PROBLEM DETAILS: From the entries below, copy exactly the lines from the one that contains "Output the Python" through the one that contains "import plotly.graph_objects as go", both included, and only those.

┌─ RECORDS FOR THIS TASK

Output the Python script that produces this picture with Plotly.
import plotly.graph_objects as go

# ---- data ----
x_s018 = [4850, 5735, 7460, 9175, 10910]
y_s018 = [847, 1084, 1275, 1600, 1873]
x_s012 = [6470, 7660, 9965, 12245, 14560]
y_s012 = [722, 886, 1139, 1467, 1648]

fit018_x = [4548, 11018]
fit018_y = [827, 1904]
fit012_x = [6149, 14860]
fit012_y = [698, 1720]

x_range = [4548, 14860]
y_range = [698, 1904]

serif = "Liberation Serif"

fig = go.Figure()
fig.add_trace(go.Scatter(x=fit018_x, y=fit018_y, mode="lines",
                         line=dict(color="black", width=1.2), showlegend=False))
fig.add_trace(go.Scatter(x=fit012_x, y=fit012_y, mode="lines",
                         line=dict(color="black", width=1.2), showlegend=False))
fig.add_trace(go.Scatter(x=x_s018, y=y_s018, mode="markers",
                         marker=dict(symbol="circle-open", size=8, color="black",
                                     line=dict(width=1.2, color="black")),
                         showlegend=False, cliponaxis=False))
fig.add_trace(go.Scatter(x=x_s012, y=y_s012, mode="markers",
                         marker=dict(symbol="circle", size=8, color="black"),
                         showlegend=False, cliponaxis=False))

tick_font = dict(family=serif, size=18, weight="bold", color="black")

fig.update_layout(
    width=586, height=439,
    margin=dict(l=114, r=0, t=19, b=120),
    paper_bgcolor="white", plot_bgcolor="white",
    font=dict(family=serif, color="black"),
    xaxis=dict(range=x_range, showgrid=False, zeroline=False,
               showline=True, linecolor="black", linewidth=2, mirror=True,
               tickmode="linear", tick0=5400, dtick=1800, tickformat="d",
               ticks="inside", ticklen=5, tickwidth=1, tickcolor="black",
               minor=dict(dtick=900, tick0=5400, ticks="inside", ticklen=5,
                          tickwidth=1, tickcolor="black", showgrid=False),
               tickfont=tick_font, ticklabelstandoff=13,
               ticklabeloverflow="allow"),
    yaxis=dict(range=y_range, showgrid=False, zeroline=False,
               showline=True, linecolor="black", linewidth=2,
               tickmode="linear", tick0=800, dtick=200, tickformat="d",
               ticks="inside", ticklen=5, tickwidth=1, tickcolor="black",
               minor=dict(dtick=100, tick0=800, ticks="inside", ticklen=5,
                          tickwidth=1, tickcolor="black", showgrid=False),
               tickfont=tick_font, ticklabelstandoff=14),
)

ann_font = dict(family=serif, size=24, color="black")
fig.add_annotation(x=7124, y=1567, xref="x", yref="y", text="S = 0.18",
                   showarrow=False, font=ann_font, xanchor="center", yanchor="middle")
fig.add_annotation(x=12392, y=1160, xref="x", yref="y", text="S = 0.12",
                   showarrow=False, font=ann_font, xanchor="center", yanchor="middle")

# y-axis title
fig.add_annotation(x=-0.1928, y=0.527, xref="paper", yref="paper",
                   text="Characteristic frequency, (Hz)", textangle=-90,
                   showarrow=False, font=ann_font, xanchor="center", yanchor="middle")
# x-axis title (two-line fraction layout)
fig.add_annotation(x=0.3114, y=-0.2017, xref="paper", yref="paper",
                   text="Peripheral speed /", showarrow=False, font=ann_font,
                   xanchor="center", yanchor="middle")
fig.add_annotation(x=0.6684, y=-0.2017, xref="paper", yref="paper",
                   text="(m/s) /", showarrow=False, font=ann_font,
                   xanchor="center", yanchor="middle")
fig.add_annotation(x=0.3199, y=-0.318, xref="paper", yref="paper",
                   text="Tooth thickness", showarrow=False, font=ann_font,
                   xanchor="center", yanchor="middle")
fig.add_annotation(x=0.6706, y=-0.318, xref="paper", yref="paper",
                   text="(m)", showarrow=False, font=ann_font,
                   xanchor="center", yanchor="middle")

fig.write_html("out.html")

└─
┌─ RECORDS FOR THIS TASK

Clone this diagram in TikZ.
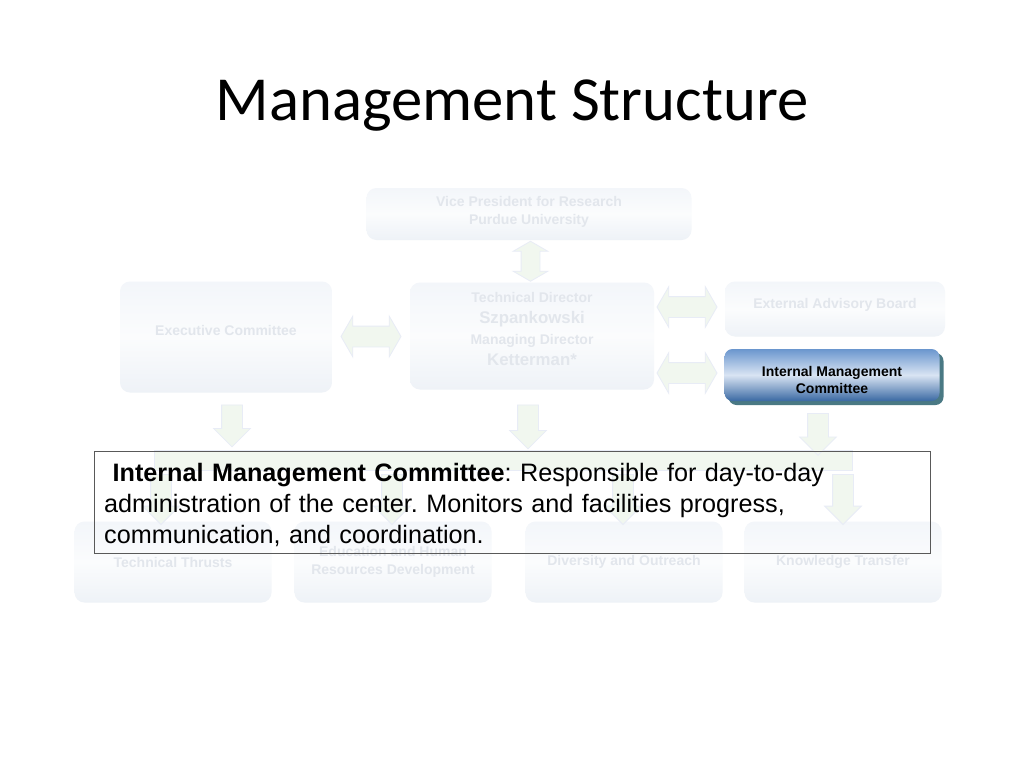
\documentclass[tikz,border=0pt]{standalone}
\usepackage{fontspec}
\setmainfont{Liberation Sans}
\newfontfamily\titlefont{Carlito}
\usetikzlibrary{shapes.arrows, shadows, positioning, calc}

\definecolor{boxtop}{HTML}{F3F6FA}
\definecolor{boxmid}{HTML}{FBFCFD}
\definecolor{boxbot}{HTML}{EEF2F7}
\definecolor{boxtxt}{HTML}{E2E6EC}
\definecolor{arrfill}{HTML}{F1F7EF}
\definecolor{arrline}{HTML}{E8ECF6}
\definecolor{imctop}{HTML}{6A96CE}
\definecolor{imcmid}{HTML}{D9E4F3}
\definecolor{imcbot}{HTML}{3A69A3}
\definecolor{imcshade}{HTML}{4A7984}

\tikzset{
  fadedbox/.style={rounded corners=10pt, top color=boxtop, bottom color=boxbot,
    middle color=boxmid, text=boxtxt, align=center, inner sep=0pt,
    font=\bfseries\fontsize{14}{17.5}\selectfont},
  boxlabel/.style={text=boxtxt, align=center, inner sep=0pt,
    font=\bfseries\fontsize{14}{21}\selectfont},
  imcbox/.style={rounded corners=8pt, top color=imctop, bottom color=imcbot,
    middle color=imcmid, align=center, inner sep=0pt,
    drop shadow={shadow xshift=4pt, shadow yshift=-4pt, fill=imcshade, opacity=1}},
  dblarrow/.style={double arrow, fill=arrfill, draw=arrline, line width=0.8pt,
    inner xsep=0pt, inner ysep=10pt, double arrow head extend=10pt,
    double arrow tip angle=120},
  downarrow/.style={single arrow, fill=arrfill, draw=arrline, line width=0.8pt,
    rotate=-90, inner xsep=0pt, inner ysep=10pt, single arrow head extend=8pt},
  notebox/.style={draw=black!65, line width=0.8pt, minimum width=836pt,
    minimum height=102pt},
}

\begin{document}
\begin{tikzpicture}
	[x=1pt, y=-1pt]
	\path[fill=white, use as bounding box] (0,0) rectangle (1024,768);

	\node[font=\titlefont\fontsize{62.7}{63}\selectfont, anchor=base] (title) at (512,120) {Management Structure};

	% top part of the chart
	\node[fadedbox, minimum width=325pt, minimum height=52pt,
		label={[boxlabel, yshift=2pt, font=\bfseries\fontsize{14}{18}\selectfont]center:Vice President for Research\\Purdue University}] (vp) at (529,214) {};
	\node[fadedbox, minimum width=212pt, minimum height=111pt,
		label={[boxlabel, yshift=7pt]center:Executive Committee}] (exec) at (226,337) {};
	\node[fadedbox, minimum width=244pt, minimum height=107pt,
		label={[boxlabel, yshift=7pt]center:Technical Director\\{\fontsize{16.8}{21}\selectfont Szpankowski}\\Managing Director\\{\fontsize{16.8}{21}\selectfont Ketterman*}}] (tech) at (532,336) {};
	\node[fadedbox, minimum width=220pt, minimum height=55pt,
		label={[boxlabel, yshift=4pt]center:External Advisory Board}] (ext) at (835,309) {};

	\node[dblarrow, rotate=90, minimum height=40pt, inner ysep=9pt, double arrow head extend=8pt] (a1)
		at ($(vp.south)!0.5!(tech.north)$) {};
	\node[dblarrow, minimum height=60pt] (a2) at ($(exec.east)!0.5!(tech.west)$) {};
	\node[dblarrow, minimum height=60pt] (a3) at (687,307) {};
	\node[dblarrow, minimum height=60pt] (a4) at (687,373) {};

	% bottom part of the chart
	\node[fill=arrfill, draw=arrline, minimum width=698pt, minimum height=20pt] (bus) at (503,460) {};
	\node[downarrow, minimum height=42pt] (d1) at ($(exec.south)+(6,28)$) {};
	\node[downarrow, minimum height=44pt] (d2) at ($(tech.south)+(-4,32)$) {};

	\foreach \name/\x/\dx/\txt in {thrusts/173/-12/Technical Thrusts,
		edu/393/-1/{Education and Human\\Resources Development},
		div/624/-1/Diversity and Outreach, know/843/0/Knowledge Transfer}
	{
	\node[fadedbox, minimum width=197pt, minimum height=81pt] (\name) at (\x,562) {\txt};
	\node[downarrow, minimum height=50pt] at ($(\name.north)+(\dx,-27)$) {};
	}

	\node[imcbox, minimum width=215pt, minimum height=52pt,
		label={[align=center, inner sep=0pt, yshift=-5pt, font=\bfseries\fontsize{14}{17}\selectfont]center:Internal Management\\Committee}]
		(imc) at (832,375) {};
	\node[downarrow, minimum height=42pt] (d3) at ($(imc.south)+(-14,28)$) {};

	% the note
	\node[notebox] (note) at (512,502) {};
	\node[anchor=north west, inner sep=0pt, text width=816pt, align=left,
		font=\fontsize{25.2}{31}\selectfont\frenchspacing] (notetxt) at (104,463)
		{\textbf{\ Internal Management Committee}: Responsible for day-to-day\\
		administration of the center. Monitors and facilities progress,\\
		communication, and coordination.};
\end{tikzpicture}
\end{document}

└─

TASK RESULT:
Output the Python script that produces this picture with Plotly.
import plotly.graph_objects as go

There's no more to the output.